Part of a celebrated Australian alumni including Harry Kewell, Mark Viduka, Lucas Neill, Tim Cahill, Mark Bresciano and Vince Grella, Skoko isn’t sure where successors of a similar calibre are going to come from.

A lack of A-League minutes, or a similar paucity of game time at their overseas clubs, has stunted the growth of next gen Socceroos hopefuls, whilst rival nations across Asia continue to invest and deliver opportunities to their new breed.

But he believes there’s another culprit in Australia’s failure to produce technically adroit, free-thinking footballers - a disconnect in their love for the game.

“When we were developing (back in the era of the NSL) there was this passion for the game we had, in terms of our upbringing,” said the 51-cap Socceroo.

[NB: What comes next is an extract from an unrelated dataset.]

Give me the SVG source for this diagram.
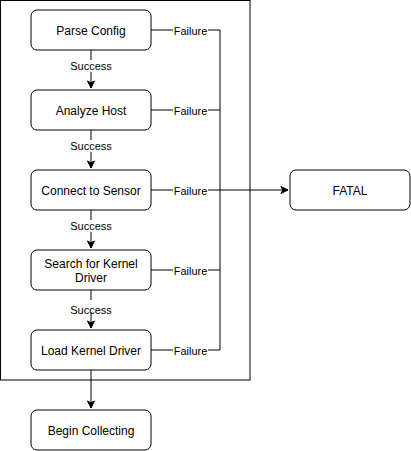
<svg xmlns="http://www.w3.org/2000/svg" width="411" height="451" viewBox="0 0 411 451">
<style>
.n{fill:#fff;stroke:#000;stroke-width:1}
.t{font-family:"Liberation Sans",Arial,sans-serif;font-size:12px;fill:#000;text-anchor:middle;dominant-baseline:central}
.l{font-family:"Liberation Sans",Arial,sans-serif;font-size:11px;fill:#000;text-anchor:middle;dominant-baseline:central}
.e{fill:none;stroke:#000;stroke-width:1}
.lb{fill:#fff}
</style>
<defs>
<marker id="a" markerWidth="10" markerHeight="10" viewBox="0 0 10 10" refX="8" refY="5" orient="auto" markerUnits="userSpaceOnUse">
<path d="M8,5 L1,1.5 L2.75,5 L1,8.5 Z" fill="#000" stroke="#000" stroke-width="1"/>
</marker>
</defs>
<rect id="container" x="0.5" y="0.5" width="249.5" height="379.5" fill="#fff" stroke="#000"/>
<g id="connectors">
<path class="e" d="M91,50 V88" marker-end="url(#a)"/>
<path class="e" d="M91,130 V168" marker-end="url(#a)"/>
<path class="e" d="M91,210 V248" marker-end="url(#a)"/>
<path class="e" d="M91,290 V328" marker-end="url(#a)"/>
<path class="e" d="M91,370 V408" marker-end="url(#a)"/>
<path class="e" d="M151,30 H220 V350 H151"/>
<path class="e" d="M151,110 H220"/>
<path class="e" d="M151,270 H220"/>
<path class="e" d="M151,190 H288" marker-end="url(#a)"/>
<g>
<rect class="lb" x="70" y="60" width="42" height="12"/><text class="l" x="91" y="66">Success</text>
<rect class="lb" x="70" y="140" width="42" height="12"/><text class="l" x="91" y="146">Success</text>
<rect class="lb" x="70" y="220" width="42" height="12"/><text class="l" x="91" y="226">Success</text>
<rect class="lb" x="70" y="300" width="42" height="12"/><text class="l" x="91" y="310">Success</text>
<rect class="lb" x="173" y="24" width="35" height="12"/><text class="l" x="190.5" y="31">Failure</text>
<rect class="lb" x="173" y="104" width="35" height="12"/><text class="l" x="190.5" y="111">Failure</text>
<rect class="lb" x="173" y="184" width="35" height="12"/><text class="l" x="190.5" y="191">Failure</text>
<rect class="lb" x="173" y="264" width="35" height="12"/><text class="l" x="190.5" y="271">Failure</text>
<rect class="lb" x="173" y="344" width="35" height="12"/><text class="l" x="190.5" y="351">Failure</text>
</g>
</g>
<g id="parse"><rect class="n" x="31" y="10" width="120" height="40" rx="6"/><text class="t" x="91" y="31">Parse Config</text></g>
<g id="analyze"><rect class="n" x="31" y="90" width="120" height="40" rx="6"/><text class="t" x="91" y="111">Analyze Host</text></g>
<g id="connect"><rect class="n" x="31" y="170" width="120" height="40" rx="6"/><text class="t" x="91" y="191">Connect to Sensor</text></g>
<g id="search"><rect class="n" x="31" y="250" width="120" height="40" rx="6"/><text class="t" x="91" y="264">Search for Kernel</text><text class="t" x="91" y="278">Driver</text></g>
<g id="load"><rect class="n" x="31" y="330" width="120" height="40" rx="6"/><text class="t" x="91" y="351">Load Kernel Driver</text></g>
<g id="begin"><rect class="n" x="31" y="410" width="120" height="40" rx="6"/><text class="t" x="91" y="431">Begin Collecting</text></g>
<g id="fatal"><rect class="n" x="290" y="170" width="120" height="40" rx="6"/><text class="t" x="350" y="191">FATAL</text></g>
</svg>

“That was huge, we loved the game so much and would go out and train on our own after regular sessions. That’s how much it meant to us.

“Today, everything is about ‘ah we’re not training enough’. Well, go out and train by yourself.

“If you want to make it you have to do whatever it takes, no matter what.

“Now everybody is worried solely about ‘making it’ - rather than just going out there for the love it and learning skills that way.”

A one-time Premier League star at Wigan Athletic, with successful spells in Belgium, Turkey and Croatia, Skoko is back at his roots in Victoria heading up football operations at NPL club North Geelong Warriors, where former Ajax and AZ keeper Joey Didulica is on the coaching staff.

And what he’s witnessed among the next batch of hopefuls has been instructive.

With Skoko questioning the idealism of players on the one hand, he also bemoaned football’s place in Australia as a high participation but poorly funded code.

“Other countries (in Asia and elsewhere) are investing so much more than us, they have larger populations and are footballing countries, which we are not,”’added Skoko.

“So qualifying for big tournaments is going to get harder and harder. It’s going to be an achievement in itself because that’s where we’re at right now.

“We are not a footballing country. We’ve tried to act like one but we’re not. The finances aren’t there and the budgets aren’t there.

"At least, even in the less wealthy European countries, football is number one and gets the backing, so they can artificially recreate what has happened in the past (in terms of success).

“We can’t do that and just keep falling further behind.”

Watching youngsters drop into a black hole of inactivity in the crucial age group between 15 and 19 distresses Skoko, with a smattering of NYL matches and cameos of the bench at A-League level a potential career killer.

“It’s one of the biggest issues - they don’t have enough games,” he added.

“They’re not juniors, they’re not seniors ... they don’t have a league where they’re getting good exposure.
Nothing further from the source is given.